Indie filmmakers everywhere are now taking online contests a lot more seriously. But let's face it, this is a needle in the haystack. Not only did the original short capture lightning in a bottle that millions of other genre fans have been futilely chasing for years but the feature takes it so much further. I expect we'll be seeing a lot of cheap, shoddy, soulless imitations on the festival scene the next few years.

A lot of the film's success can be related directly to Hauer. Supposedly, he took the role only to piss off his agent. I often found myself wondering if Hauer really knew or understood what type of film he was acting in. Believe it or not, he gives a heart rendering performance. Amidst all of the arterial sprays and ridiculous gore he plays it all straight with a deadpan and deadly serious deposition that is jarringly at odds with nearly every single other fucking aspect of the film. But it also works beautifully. It's like dropping  Laurence Olivier into a Troma production directed by Sam Raimi at the top of his game.Without the gravity lended up Hauer, the film may have failed. So yeah, the new kids from the Canadian block are also beating Lloyd Kaufman at his own game as well.

But I may be stacking up the hyperbole a bit too much. You can't climb a mountain without scraping your knees, and sometimes you may find yourself in a situation where you can't save your wife from falling to her death because you didn't tie her straps on tight enough. If there's anything wrong with Hobo with a Shotgun is that there's just too much of good thing to remain good all the way through.

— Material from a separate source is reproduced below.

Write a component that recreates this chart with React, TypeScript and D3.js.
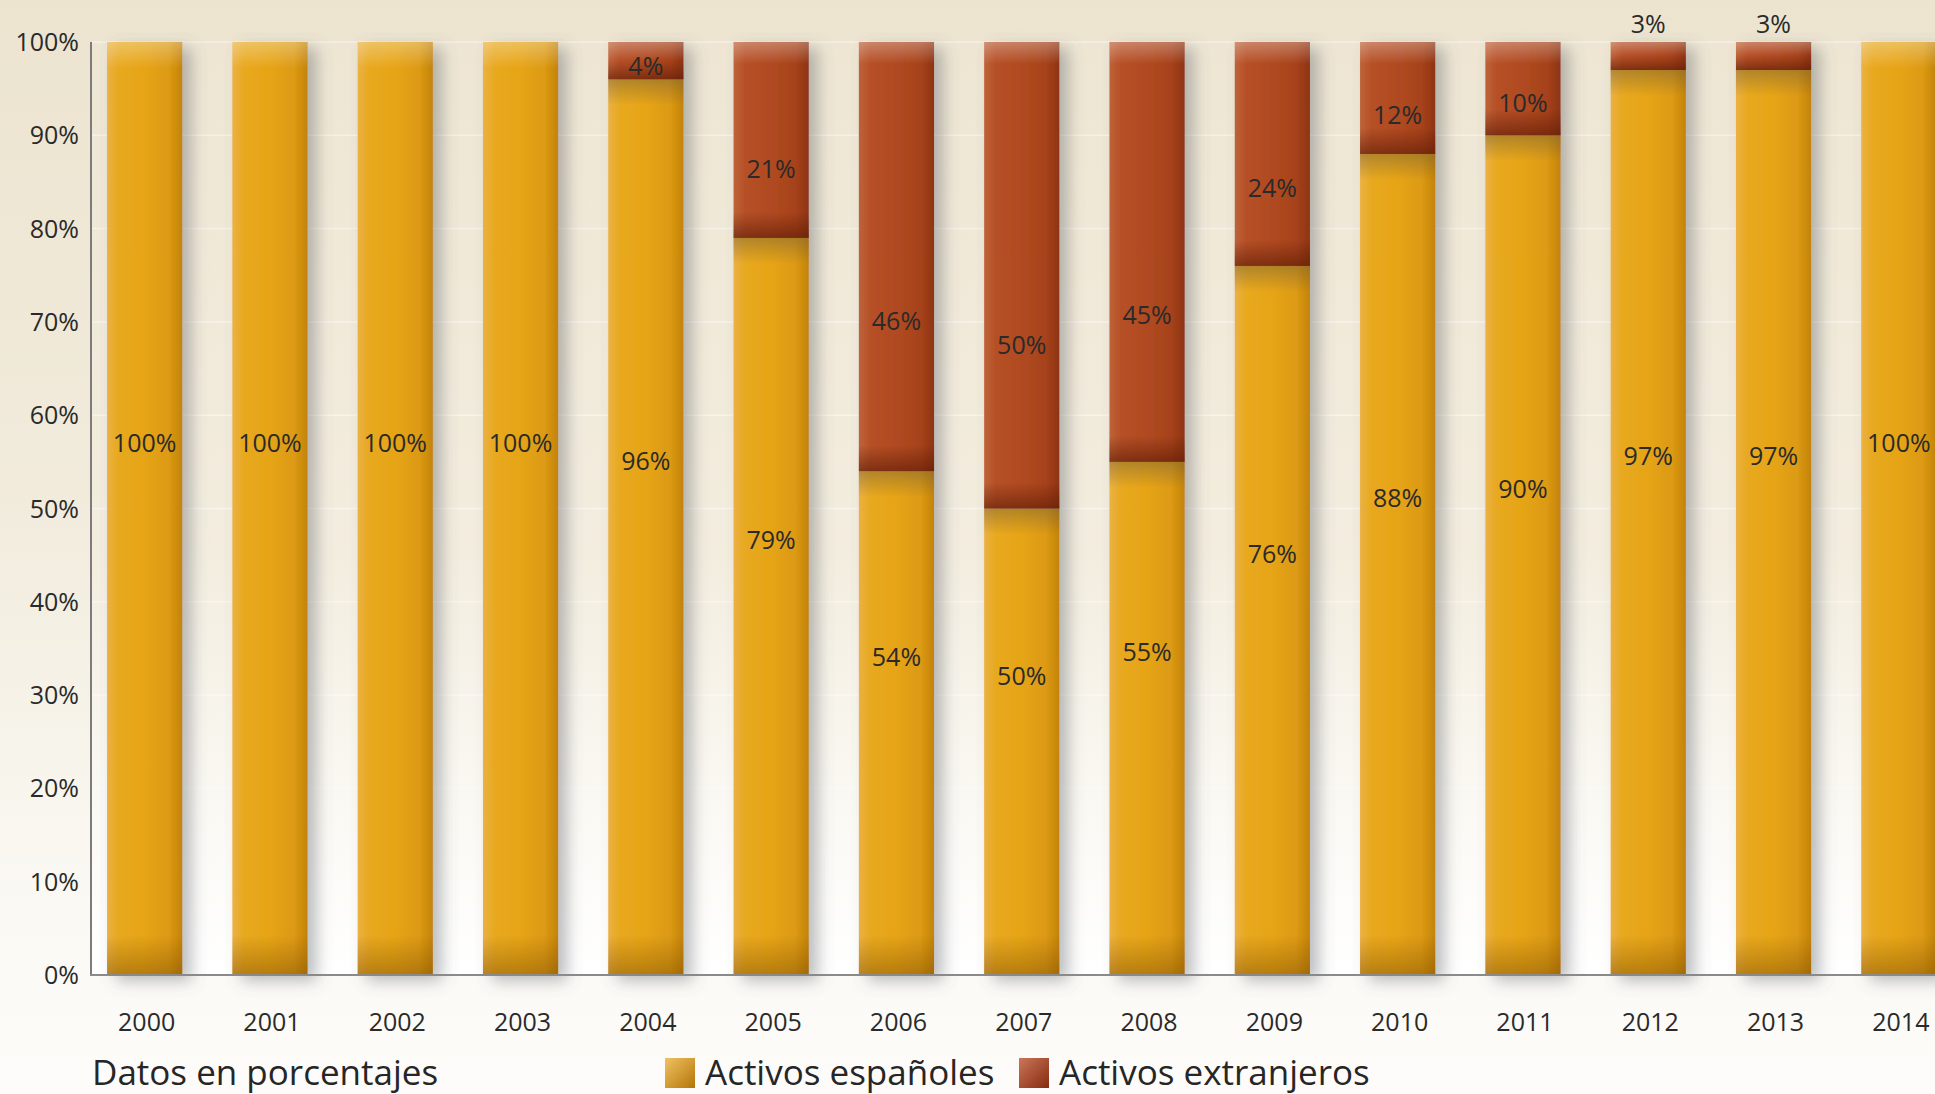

The manic energy of the original short is carried through the entire running time of the 86 minute feature. The film ends when it needs to without wearing out its welcome, but there are times when the bombastic pacing becomes exhausting. There isn't enough down time to create an adequate level of anticipation for someone to actually savor all of the delicious madness. It's like a talented comedian not giving his audience time to breath between jokes thus losing a lot of great punchlines. It's a damn shame too because the few quieter moments really shine through. Without spoiling too much, there's been a lot of talk about the nature of bears amongst Hobo fans through out the entire fest.

Hobo with a Shotgun may be the smartest and most imaginative dumb movie around. It succeeds in being obscenely violent without being gross or mean spirited.  It's damn good fun. You can see the love and passion that went into making this in every scene.

You may already know that Hobo will be available On Demand in the U.S. starting this Friday, but I strongly recommend waiting until it hits theater screens in May. This is a film best seen amongst a full house of rowdy film lovers.